GIVEN REQUEST: Retype exactly the lines from the line containing "What React, TypeScript" through the line containing "import * as", both included, and nothing more; skip the pictures.

==================================================

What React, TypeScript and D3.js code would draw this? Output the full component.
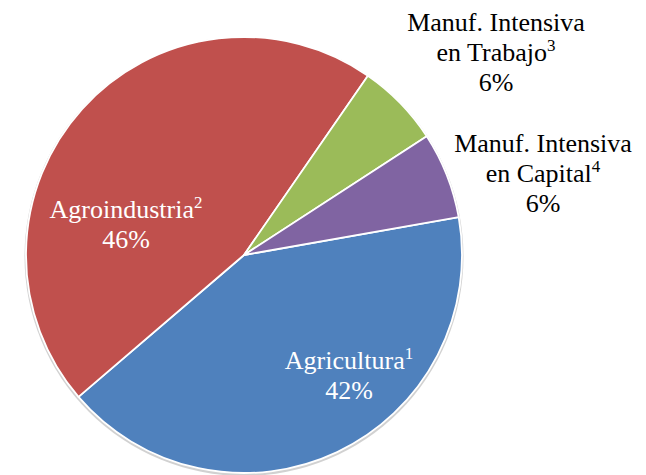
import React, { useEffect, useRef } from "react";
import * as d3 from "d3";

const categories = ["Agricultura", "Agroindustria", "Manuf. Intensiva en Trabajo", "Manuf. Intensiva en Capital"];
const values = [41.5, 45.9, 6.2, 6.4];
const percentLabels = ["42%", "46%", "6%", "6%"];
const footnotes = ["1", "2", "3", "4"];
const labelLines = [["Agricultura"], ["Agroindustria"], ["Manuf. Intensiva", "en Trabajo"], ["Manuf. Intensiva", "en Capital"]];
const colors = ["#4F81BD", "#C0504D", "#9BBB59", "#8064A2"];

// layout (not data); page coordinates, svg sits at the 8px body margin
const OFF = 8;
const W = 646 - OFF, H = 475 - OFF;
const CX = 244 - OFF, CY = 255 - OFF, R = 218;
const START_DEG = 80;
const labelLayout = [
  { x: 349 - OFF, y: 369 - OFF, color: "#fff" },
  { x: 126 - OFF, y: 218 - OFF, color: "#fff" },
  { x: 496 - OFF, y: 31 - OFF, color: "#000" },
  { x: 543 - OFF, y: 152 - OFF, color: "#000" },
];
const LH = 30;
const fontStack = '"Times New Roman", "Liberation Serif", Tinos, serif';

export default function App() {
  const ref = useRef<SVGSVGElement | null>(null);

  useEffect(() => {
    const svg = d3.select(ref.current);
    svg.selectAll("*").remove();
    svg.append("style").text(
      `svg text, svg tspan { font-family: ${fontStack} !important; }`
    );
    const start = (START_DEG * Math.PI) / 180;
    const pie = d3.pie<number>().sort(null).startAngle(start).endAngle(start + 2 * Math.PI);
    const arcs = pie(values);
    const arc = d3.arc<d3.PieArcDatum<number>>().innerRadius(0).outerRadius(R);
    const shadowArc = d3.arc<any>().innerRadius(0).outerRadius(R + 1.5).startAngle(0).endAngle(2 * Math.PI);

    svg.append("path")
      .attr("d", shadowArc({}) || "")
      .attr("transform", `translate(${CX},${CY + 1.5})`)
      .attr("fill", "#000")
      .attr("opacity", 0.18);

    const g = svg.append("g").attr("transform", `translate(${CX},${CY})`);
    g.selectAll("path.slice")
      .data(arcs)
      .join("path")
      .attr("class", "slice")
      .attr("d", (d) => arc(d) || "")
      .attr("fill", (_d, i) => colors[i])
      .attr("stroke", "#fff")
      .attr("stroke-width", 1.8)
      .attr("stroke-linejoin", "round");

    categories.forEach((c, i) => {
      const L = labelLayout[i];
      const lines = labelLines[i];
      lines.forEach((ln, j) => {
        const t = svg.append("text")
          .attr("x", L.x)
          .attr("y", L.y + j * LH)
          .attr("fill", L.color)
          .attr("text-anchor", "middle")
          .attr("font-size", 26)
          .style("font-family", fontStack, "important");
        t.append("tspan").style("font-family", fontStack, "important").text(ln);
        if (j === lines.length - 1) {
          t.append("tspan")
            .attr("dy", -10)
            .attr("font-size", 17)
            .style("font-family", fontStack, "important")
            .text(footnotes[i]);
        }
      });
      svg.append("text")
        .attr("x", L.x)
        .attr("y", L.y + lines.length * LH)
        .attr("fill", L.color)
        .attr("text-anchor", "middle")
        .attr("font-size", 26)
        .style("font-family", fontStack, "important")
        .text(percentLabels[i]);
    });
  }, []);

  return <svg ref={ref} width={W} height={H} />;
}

==================================================

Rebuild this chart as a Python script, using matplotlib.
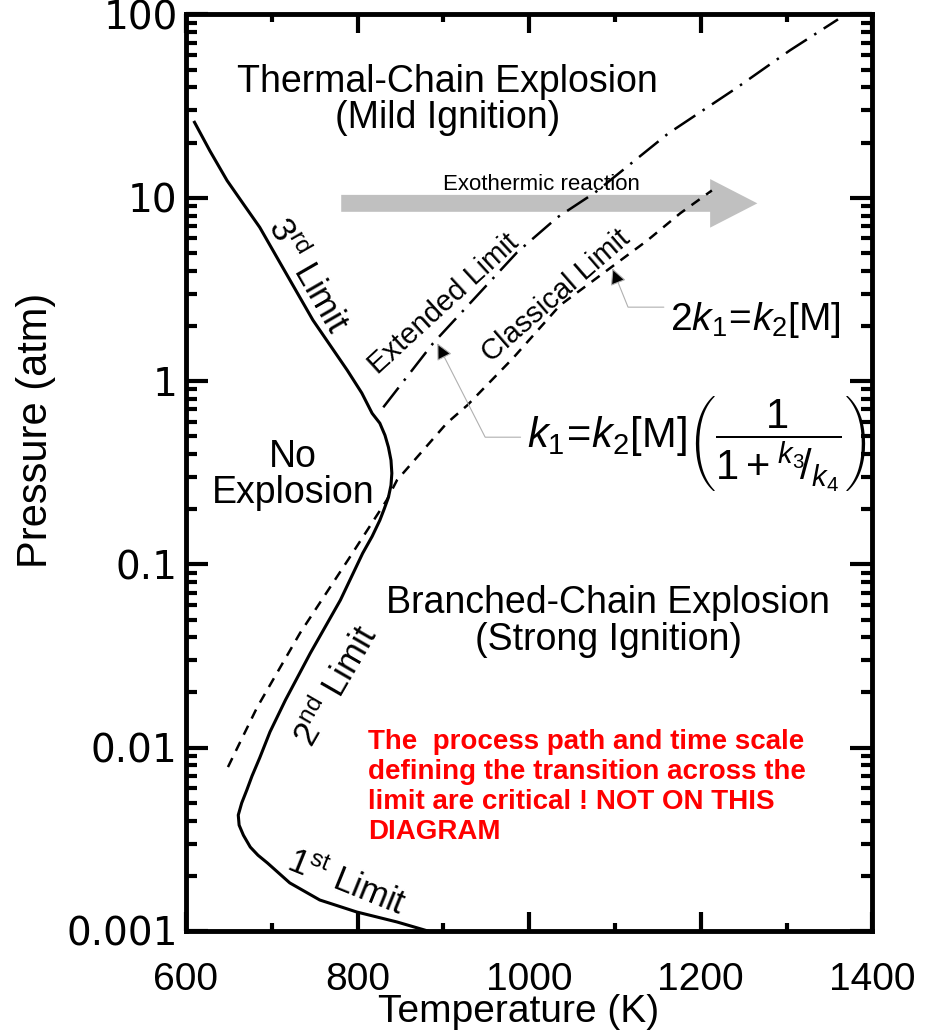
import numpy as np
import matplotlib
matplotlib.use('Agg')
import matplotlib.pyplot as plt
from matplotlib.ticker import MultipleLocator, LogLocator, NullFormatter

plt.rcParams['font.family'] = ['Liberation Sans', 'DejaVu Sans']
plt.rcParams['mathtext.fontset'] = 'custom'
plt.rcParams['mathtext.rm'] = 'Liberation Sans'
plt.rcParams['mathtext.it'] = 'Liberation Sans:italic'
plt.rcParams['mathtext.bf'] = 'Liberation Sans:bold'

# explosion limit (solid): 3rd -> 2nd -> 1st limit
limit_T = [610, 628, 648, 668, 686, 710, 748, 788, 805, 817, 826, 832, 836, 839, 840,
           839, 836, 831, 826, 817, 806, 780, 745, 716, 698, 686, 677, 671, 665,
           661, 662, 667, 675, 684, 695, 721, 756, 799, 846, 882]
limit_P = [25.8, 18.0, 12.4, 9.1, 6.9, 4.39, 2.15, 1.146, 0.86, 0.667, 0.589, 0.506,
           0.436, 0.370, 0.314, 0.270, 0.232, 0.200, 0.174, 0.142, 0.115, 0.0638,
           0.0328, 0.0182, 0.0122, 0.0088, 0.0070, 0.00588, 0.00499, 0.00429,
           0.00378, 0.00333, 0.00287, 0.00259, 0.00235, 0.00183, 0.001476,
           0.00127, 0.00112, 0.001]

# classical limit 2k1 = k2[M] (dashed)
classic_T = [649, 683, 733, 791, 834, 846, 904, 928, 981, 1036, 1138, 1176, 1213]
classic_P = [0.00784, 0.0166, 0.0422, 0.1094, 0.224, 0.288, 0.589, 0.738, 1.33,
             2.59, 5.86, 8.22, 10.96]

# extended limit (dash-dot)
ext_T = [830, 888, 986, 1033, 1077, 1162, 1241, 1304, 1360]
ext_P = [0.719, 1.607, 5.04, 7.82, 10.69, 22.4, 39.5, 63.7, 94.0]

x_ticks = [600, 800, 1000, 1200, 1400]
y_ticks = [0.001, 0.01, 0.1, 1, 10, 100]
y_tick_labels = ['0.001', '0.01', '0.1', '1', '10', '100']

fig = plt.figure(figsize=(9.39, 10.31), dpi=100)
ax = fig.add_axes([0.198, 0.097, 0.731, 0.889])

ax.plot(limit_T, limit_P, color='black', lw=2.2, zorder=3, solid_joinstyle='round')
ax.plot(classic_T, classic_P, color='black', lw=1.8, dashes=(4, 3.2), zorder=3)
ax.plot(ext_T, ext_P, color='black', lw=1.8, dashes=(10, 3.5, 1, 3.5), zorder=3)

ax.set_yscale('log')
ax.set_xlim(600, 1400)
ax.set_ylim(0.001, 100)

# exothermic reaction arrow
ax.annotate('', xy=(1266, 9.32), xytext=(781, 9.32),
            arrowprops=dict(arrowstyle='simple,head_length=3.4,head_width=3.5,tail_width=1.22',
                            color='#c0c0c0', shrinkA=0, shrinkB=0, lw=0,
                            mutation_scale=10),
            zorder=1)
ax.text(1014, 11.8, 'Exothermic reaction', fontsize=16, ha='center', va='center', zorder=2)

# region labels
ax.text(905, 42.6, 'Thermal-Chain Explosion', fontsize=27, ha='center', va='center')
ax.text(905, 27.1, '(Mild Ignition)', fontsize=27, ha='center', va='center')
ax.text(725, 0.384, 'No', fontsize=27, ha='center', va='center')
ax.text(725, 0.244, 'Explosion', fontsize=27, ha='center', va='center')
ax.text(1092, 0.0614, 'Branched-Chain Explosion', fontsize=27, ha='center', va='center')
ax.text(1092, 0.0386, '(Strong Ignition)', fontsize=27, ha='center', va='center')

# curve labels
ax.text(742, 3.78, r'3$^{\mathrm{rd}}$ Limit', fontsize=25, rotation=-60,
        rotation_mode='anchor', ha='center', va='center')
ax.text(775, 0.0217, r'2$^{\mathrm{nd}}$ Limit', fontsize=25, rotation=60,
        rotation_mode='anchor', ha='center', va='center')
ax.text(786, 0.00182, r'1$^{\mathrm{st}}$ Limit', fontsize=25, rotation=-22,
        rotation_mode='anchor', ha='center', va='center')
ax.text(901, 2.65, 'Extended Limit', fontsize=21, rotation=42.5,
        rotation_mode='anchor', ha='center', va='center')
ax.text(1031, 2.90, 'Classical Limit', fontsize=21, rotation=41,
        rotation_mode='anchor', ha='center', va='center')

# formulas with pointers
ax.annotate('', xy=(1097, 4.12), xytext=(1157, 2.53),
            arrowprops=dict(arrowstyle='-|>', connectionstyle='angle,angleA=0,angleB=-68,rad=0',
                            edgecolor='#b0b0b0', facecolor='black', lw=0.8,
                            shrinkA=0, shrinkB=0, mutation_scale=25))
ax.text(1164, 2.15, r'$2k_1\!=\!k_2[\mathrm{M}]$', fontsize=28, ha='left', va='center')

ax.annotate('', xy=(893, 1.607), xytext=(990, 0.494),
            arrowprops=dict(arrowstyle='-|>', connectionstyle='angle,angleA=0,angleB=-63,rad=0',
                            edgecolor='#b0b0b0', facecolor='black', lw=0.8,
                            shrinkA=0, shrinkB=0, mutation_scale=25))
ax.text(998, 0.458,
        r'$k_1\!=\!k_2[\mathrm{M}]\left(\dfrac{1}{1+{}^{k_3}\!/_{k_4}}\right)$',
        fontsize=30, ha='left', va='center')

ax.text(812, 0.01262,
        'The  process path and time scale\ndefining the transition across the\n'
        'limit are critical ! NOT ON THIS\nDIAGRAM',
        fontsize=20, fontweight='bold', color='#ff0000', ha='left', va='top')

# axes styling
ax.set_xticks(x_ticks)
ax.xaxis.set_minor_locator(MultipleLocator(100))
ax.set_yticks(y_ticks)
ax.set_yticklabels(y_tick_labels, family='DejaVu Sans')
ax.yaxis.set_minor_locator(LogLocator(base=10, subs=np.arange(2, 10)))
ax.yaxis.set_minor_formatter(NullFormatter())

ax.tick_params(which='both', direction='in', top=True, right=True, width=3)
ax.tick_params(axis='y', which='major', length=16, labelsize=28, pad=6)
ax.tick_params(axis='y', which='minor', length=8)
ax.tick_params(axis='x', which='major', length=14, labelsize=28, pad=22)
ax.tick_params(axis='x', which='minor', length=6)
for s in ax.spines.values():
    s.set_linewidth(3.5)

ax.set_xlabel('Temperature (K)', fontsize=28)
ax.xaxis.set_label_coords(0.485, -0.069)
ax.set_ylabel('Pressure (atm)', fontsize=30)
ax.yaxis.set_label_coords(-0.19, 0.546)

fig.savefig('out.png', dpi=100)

==================================================

FINISHED ANSWER:
What React, TypeScript and D3.js code would draw this? Output the full component.
import React, { useEffect, useRef } from "react";
import * as d3 from "d3";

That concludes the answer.